### [EXERCISE REQUIREMENTS]
Set the lines down again exactly, first line through the line that contains "(Al) at (310,504)", with no pictures.

### [SUPPLIED INFORMATION]
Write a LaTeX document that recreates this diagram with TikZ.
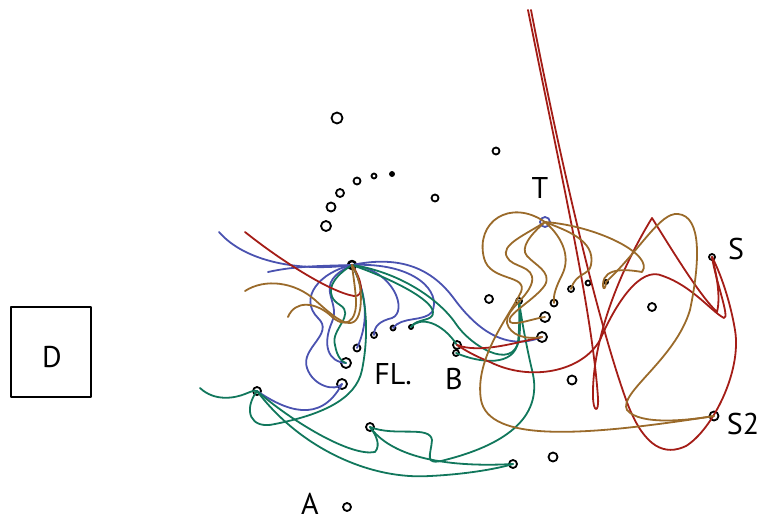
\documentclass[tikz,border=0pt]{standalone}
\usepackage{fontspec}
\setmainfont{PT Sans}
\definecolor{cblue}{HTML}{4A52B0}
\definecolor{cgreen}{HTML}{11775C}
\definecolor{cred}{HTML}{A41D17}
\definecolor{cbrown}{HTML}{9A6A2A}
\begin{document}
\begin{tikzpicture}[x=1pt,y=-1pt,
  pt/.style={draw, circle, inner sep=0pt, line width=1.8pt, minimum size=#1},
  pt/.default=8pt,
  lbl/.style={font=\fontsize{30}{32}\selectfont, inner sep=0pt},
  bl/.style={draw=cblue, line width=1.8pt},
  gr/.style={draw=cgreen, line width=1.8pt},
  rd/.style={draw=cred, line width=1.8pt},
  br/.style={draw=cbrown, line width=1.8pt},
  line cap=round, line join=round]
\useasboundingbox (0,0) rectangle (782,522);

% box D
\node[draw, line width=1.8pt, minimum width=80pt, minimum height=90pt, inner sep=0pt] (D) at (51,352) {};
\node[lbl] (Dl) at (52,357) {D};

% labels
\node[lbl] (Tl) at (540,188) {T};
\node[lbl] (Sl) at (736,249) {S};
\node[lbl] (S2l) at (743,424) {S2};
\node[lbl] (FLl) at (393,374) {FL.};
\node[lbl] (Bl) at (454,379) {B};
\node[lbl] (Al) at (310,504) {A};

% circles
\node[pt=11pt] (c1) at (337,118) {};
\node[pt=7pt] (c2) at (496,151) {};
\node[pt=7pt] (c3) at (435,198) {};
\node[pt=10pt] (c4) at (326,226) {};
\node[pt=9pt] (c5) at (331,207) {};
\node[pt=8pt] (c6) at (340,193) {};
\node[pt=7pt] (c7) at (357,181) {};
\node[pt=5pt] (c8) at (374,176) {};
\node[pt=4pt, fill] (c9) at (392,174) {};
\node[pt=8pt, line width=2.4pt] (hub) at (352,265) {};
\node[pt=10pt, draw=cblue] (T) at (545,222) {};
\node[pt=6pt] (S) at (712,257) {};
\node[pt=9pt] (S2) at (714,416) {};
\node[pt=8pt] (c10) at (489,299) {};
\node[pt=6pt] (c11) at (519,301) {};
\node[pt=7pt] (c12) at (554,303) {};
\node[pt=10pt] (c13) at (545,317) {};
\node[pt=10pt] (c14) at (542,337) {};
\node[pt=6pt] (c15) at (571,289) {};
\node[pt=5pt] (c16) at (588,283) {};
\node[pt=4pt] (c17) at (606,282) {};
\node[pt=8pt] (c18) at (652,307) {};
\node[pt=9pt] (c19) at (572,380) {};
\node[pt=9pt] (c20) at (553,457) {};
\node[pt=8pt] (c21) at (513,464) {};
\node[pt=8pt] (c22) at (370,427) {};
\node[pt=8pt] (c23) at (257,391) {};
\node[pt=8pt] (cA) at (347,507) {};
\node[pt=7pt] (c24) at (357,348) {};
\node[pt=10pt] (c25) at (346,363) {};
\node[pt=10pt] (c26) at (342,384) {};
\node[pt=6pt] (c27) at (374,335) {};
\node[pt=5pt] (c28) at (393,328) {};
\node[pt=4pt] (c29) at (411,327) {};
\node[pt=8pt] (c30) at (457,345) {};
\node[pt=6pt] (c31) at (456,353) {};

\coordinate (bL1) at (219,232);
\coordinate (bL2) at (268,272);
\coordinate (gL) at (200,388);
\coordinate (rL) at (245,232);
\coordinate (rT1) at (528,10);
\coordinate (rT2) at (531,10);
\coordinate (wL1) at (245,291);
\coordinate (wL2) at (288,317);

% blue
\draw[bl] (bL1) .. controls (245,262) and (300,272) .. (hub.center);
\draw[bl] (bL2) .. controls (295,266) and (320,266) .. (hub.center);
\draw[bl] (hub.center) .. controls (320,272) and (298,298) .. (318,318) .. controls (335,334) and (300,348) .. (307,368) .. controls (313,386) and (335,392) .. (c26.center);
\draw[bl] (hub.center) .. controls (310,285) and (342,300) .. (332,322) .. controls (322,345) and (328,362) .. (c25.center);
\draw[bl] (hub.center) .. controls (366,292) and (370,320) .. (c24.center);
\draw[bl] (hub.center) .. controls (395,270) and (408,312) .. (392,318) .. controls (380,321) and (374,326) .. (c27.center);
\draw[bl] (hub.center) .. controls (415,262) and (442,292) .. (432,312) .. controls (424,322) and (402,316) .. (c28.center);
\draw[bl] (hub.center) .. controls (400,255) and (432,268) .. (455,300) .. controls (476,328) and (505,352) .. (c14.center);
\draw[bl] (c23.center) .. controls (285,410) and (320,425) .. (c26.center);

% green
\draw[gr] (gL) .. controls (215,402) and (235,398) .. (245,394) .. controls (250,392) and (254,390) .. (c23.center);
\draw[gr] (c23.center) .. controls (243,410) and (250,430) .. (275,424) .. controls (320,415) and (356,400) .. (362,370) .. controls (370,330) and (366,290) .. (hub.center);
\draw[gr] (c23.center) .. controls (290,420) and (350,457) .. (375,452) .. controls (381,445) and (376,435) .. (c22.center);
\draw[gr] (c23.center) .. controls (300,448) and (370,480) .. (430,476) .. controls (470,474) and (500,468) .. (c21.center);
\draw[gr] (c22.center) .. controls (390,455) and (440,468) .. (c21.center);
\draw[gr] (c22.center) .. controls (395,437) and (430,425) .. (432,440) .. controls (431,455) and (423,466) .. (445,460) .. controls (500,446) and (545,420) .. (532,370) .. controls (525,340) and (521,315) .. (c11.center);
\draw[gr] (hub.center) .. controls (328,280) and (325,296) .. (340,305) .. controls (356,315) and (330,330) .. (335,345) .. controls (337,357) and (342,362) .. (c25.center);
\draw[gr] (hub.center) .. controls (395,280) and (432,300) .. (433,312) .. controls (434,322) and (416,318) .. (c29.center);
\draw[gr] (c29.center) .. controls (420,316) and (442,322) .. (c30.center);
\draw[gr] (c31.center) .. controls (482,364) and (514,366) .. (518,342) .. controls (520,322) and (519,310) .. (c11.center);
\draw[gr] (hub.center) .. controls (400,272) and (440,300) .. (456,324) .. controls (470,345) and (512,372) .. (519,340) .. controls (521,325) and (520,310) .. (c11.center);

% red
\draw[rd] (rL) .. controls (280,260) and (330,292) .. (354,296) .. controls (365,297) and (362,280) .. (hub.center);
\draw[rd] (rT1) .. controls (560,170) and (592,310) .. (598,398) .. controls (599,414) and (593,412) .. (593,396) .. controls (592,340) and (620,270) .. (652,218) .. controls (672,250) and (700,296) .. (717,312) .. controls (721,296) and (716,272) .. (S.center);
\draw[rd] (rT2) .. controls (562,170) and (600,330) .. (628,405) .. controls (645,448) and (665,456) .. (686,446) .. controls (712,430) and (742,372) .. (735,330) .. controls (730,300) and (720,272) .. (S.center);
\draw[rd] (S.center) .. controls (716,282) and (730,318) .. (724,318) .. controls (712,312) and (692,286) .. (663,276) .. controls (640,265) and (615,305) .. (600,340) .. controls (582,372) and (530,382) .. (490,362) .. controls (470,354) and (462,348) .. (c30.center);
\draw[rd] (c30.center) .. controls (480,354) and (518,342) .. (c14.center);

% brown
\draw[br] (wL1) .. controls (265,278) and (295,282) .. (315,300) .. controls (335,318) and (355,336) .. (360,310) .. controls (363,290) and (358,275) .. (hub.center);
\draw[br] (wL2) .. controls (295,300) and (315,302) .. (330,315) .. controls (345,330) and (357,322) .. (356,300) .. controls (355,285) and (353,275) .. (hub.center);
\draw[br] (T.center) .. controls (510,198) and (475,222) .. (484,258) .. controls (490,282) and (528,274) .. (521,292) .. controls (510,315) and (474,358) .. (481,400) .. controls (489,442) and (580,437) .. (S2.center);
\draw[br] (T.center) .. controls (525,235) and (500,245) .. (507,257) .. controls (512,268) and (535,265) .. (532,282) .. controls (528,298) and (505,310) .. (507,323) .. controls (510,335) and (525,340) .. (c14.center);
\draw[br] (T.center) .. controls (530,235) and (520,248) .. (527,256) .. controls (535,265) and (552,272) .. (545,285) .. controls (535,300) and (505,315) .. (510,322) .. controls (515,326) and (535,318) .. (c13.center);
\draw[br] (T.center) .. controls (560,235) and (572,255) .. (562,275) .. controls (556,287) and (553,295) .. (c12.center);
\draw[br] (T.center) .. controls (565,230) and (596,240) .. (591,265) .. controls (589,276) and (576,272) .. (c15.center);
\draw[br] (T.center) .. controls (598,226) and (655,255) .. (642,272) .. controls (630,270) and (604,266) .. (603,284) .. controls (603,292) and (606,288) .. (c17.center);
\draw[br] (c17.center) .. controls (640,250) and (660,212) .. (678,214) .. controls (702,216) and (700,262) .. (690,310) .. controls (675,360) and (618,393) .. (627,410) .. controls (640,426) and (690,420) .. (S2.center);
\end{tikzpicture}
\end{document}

### [SOLUTION FOR THIS PROBLEM]
Write a LaTeX document that recreates this diagram with TikZ.
\documentclass[tikz,border=0pt]{standalone}
\usepackage{fontspec}
\setmainfont{PT Sans}
\definecolor{cblue}{HTML}{4A52B0}
\definecolor{cgreen}{HTML}{11775C}
\definecolor{cred}{HTML}{A41D17}
\definecolor{cbrown}{HTML}{9A6A2A}
\begin{document}
\begin{tikzpicture}[x=1pt,y=-1pt,
  pt/.style={draw, circle, inner sep=0pt, line width=1.8pt, minimum size=#1},
  pt/.default=8pt,
  lbl/.style={font=\fontsize{30}{32}\selectfont, inner sep=0pt},
  bl/.style={draw=cblue, line width=1.8pt},
  gr/.style={draw=cgreen, line width=1.8pt},
  rd/.style={draw=cred, line width=1.8pt},
  br/.style={draw=cbrown, line width=1.8pt},
  line cap=round, line join=round]
\useasboundingbox (0,0) rectangle (782,522);

% box D
\node[draw, line width=1.8pt, minimum width=80pt, minimum height=90pt, inner sep=0pt] (D) at (51,352) {};
\node[lbl] (Dl) at (52,357) {D};

% labels
\node[lbl] (Tl) at (540,188) {T};
\node[lbl] (Sl) at (736,249) {S};
\node[lbl] (S2l) at (743,424) {S2};
\node[lbl] (FLl) at (393,374) {FL.};
\node[lbl] (Bl) at (454,379) {B};
\node[lbl] (Al) at (310,504) {A};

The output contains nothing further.